▶ **Supplied material**:
┄┄┄┄┄┄┄┄┄┄┄┄┄┄┄┄┄┄┄┄

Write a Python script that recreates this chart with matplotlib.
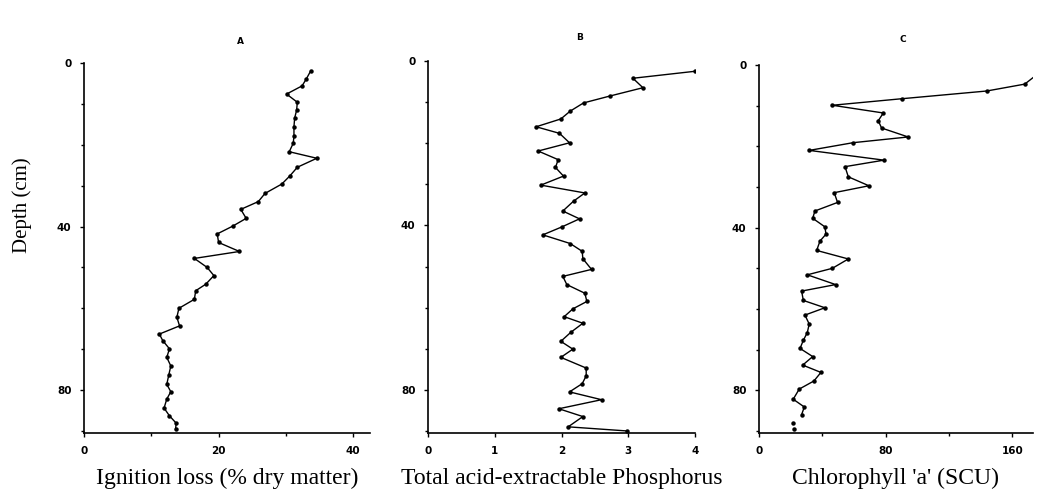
import numpy as np
import matplotlib.pyplot as plt
from matplotlib.ticker import MultipleLocator

# Panel A - ignition loss (% dry matter) vs depth (cm)
a_loss = [33.7, 33.0, 32.4, 30.1, 31.7, 31.6, 31.3, 31.2, 31.2, 31.1, 30.5, 34.6,
          31.7, 30.6, 29.4, 26.9, 25.9, 23.3, 24.1, 22.1, 19.8, 20.0, 23.1, 16.4,
          18.3, 19.3, 18.1, 16.6, 16.4, 14.1, 13.8, 14.2, 11.2, 11.7, 12.7, 12.3,
          12.9, 12.6, 12.3, 12.9, 12.3, 11.9, 12.7, 13.7, 13.6]
a_depth = [1.9, 4.0, 5.6, 7.6, 9.6, 11.5, 13.5, 15.6, 17.8, 19.6, 21.7, 23.3,
           25.5, 27.6, 29.6, 31.9, 33.9, 35.8, 38.0, 39.9, 41.8, 43.9, 46.1, 47.8,
           50.0, 52.0, 54.1, 55.7, 57.8, 60.0, 62.2, 64.3, 66.3, 67.9, 69.9, 72.0,
           74.1, 76.3, 78.6, 80.4, 82.2, 84.4, 86.3, 88.1, 89.6]

# Panel B - total acid-extractable phosphorus
b_phos = [4.0, 3.07, 3.22, 2.73, 2.33, 2.13, 1.99, 1.62, 1.97, 2.12, 1.65, 1.95,
          1.91, 2.03, 1.69, 2.35, 2.18, 2.02, 2.27, 2.00, 1.72, 2.13, 2.31, 2.32,
          2.45, 2.02, 2.08, 2.35, 2.38, 2.17, 2.04, 2.32, 2.14, 1.99, 2.17, 1.99,
          2.37, 2.37, 2.31, 2.12, 2.60, 1.96, 2.32, 2.10, 2.98]
b_depth = [2.5, 4.2, 6.5, 8.5, 10.2, 12.2, 14.1, 16.0, 17.6, 19.9, 21.9, 24.0,
           25.9, 28.0, 30.2, 32.1, 34.1, 36.5, 38.4, 40.4, 42.3, 44.4, 46.3, 48.1,
           50.7, 52.4, 54.4, 56.5, 58.5, 60.3, 62.2, 63.8, 66.0, 68.2, 70.1, 72.1,
           74.7, 76.6, 78.5, 80.5, 82.4, 84.6, 86.5, 89.0, 90.0]

# Panel C - chlorophyll 'a' (SCU)
c_chl = [175, 167.8, 143.7, 90.0, 46.3, 78.5, 75.3, 77.4, 94.2, 59.5, 31.7, 78.9,
         54.3, 56.4, 69.4, 47.5, 49.6, 35.3, 33.9, 41.6, 42.3, 38.5, 36.4, 56.4,
         46.3, 30.5, 48.4, 26.9, 28.0, 41.6, 29.0, 31.7, 30.5, 28.0, 25.9, 33.9,
         27.6, 39.1, 34.7, 25.4, 21.6, 28.6, 26.9]
c_depth = [2.5, 4.7, 6.4, 8.3, 9.9, 11.8, 13.7, 15.5, 17.7, 19.1, 21.0, 23.4,
           25.0, 27.5, 29.7, 31.4, 33.8, 35.9, 37.7, 39.8, 41.6, 43.3, 45.6, 47.7,
           50.0, 51.6, 54.0, 55.6, 57.9, 59.7, 61.5, 63.7, 65.8, 67.7, 69.7, 71.7,
           73.8, 75.6, 77.7, 79.7, 82.2, 84.1, 86.0]
c_tail_chl = [21.6, 22.1]
c_tail_depth = [88.0, 89.5]

W, H = 1039, 499
fig = plt.figure(figsize=(W / 100, H / 100), dpi=100)


def px_axes(left, right, top, bottom):
    return fig.add_axes([left / W, 1 - bottom / H, (right - left) / W, (bottom - top) / H])


def style_axis(ax, xmax, xmajor, xminor, xlabel):
    ax.set_xlim(0, xmax)
    ax.set_ylim(90.5, 0)
    for s in ["top", "right"]:
        ax.spines[s].set_visible(False)
    for s in ["left", "bottom"]:
        ax.spines[s].set_linewidth(1.2)
    ax.xaxis.set_major_locator(MultipleLocator(xmajor))
    ax.xaxis.set_minor_locator(MultipleLocator(xminor))
    ax.yaxis.set_major_locator(MultipleLocator(40))
    ax.yaxis.set_minor_locator(MultipleLocator(10))
    ax.tick_params(which="both", direction="out", length=3, width=1, labelsize=7.5, pad=6)
    ax.tick_params(which="minor", length=2)
    for lab in ax.get_xticklabels() + ax.get_yticklabels():
        lab.set_fontweight("bold")
    ax.set_xlabel(xlabel, family="Liberation Serif", fontsize=17, labelpad=9)


line_kw = dict(color="black", lw=1.0, marker="o", markersize=2.2)

ax_a = px_axes(84, 370, 63, 433)
ax_a.plot(a_loss, a_depth, **line_kw)
style_axis(ax_a, 42.5, 20, 10, "Ignition loss (% dry matter)")

ax_b = px_axes(428, 695, 61, 433)
ax_b.plot(b_phos, b_depth, **line_kw)
style_axis(ax_b, 4, 1, 1, "Total acid-extractable Phosphorus")

ax_c = px_axes(759, 1033, 65, 433)
ax_c.plot(c_chl, c_depth, **line_kw)
ax_c.plot(c_tail_chl, c_tail_depth, ls="none", marker="o", markersize=2.2, color="black")
style_axis(ax_c, 173, 80, 40, "Chlorophyll 'a' (SCU)")

fig.text(22 / W, 1 - 205 / H, "Depth (cm)", family="Liberation Serif", fontsize=15,
         rotation=90, ha="center", va="center")

for x, y, t in [(240, 41, "A"), (580, 38, "B"), (903, 40, "C")]:
    fig.text(x / W, 1 - y / H, t, fontsize=6.5, fontweight="bold", ha="center", va="center")

fig.savefig("out.png", dpi=100)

┄┄┄┄┄┄┄┄┄┄┄┄┄┄┄┄┄┄┄┄

▶ **Written request**: Every line above should be returned word for word, with the pictures left behind.

▶ **Full response**:
Write a Python script that recreates this chart with matplotlib.
import numpy as np
import matplotlib.pyplot as plt
from matplotlib.ticker import MultipleLocator

# Panel A - ignition loss (% dry matter) vs depth (cm)
a_loss = [33.7, 33.0, 32.4, 30.1, 31.7, 31.6, 31.3, 31.2, 31.2, 31.1, 30.5, 34.6,
          31.7, 30.6, 29.4, 26.9, 25.9, 23.3, 24.1, 22.1, 19.8, 20.0, 23.1, 16.4,
          18.3, 19.3, 18.1, 16.6, 16.4, 14.1, 13.8, 14.2, 11.2, 11.7, 12.7, 12.3,
          12.9, 12.6, 12.3, 12.9, 12.3, 11.9, 12.7, 13.7, 13.6]
a_depth = [1.9, 4.0, 5.6, 7.6, 9.6, 11.5, 13.5, 15.6, 17.8, 19.6, 21.7, 23.3,
           25.5, 27.6, 29.6, 31.9, 33.9, 35.8, 38.0, 39.9, 41.8, 43.9, 46.1, 47.8,
           50.0, 52.0, 54.1, 55.7, 57.8, 60.0, 62.2, 64.3, 66.3, 67.9, 69.9, 72.0,
           74.1, 76.3, 78.6, 80.4, 82.2, 84.4, 86.3, 88.1, 89.6]

# Panel B - total acid-extractable phosphorus
b_phos = [4.0, 3.07, 3.22, 2.73, 2.33, 2.13, 1.99, 1.62, 1.97, 2.12, 1.65, 1.95,
          1.91, 2.03, 1.69, 2.35, 2.18, 2.02, 2.27, 2.00, 1.72, 2.13, 2.31, 2.32,
          2.45, 2.02, 2.08, 2.35, 2.38, 2.17, 2.04, 2.32, 2.14, 1.99, 2.17, 1.99,
          2.37, 2.37, 2.31, 2.12, 2.60, 1.96, 2.32, 2.10, 2.98]
b_depth = [2.5, 4.2, 6.5, 8.5, 10.2, 12.2, 14.1, 16.0, 17.6, 19.9, 21.9, 24.0,
           25.9, 28.0, 30.2, 32.1, 34.1, 36.5, 38.4, 40.4, 42.3, 44.4, 46.3, 48.1,
           50.7, 52.4, 54.4, 56.5, 58.5, 60.3, 62.2, 63.8, 66.0, 68.2, 70.1, 72.1,
           74.7, 76.6, 78.5, 80.5, 82.4, 84.6, 86.5, 89.0, 90.0]

# Panel C - chlorophyll 'a' (SCU)
c_chl = [175, 167.8, 143.7, 90.0, 46.3, 78.5, 75.3, 77.4, 94.2, 59.5, 31.7, 78.9,
         54.3, 56.4, 69.4, 47.5, 49.6, 35.3, 33.9, 41.6, 42.3, 38.5, 36.4, 56.4,
         46.3, 30.5, 48.4, 26.9, 28.0, 41.6, 29.0, 31.7, 30.5, 28.0, 25.9, 33.9,
         27.6, 39.1, 34.7, 25.4, 21.6, 28.6, 26.9]
c_depth = [2.5, 4.7, 6.4, 8.3, 9.9, 11.8, 13.7, 15.5, 17.7, 19.1, 21.0, 23.4,
           25.0, 27.5, 29.7, 31.4, 33.8, 35.9, 37.7, 39.8, 41.6, 43.3, 45.6, 47.7,
           50.0, 51.6, 54.0, 55.6, 57.9, 59.7, 61.5, 63.7, 65.8, 67.7, 69.7, 71.7,
           73.8, 75.6, 77.7, 79.7, 82.2, 84.1, 86.0]
c_tail_chl = [21.6, 22.1]
c_tail_depth = [88.0, 89.5]

W, H = 1039, 499
fig = plt.figure(figsize=(W / 100, H / 100), dpi=100)


def px_axes(left, right, top, bottom):
    return fig.add_axes([left / W, 1 - bottom / H, (right - left) / W, (bottom - top) / H])


def style_axis(ax, xmax, xmajor, xminor, xlabel):
    ax.set_xlim(0, xmax)
    ax.set_ylim(90.5, 0)
    for s in ["top", "right"]:
        ax.spines[s].set_visible(False)
    for s in ["left", "bottom"]:
        ax.spines[s].set_linewidth(1.2)
    ax.xaxis.set_major_locator(MultipleLocator(xmajor))
    ax.xaxis.set_minor_locator(MultipleLocator(xminor))
    ax.yaxis.set_major_locator(MultipleLocator(40))
    ax.yaxis.set_minor_locator(MultipleLocator(10))
    ax.tick_params(which="both", direction="out", length=3, width=1, labelsize=7.5, pad=6)
    ax.tick_params(which="minor", length=2)
    for lab in ax.get_xticklabels() + ax.get_yticklabels():
        lab.set_fontweight("bold")
    ax.set_xlabel(xlabel, family="Liberation Serif", fontsize=17, labelpad=9)


line_kw = dict(color="black", lw=1.0, marker="o", markersize=2.2)

ax_a = px_axes(84, 370, 63, 433)
ax_a.plot(a_loss, a_depth, **line_kw)
style_axis(ax_a, 42.5, 20, 10, "Ignition loss (% dry matter)")

ax_b = px_axes(428, 695, 61, 433)
ax_b.plot(b_phos, b_depth, **line_kw)
style_axis(ax_b, 4, 1, 1, "Total acid-extractable Phosphorus")

ax_c = px_axes(759, 1033, 65, 433)
ax_c.plot(c_chl, c_depth, **line_kw)
ax_c.plot(c_tail_chl, c_tail_depth, ls="none", marker="o", markersize=2.2, color="black")
style_axis(ax_c, 173, 80, 40, "Chlorophyll 'a' (SCU)")

fig.text(22 / W, 1 - 205 / H, "Depth (cm)", family="Liberation Serif", fontsize=15,
         rotation=90, ha="center", va="center")

for x, y, t in [(240, 41, "A"), (580, 38, "B"), (903, 40, "C")]:
    fig.text(x / W, 1 - y / H, t, fontsize=6.5, fontweight="bold", ha="center", va="center")

fig.savefig("out.png", dpi=100)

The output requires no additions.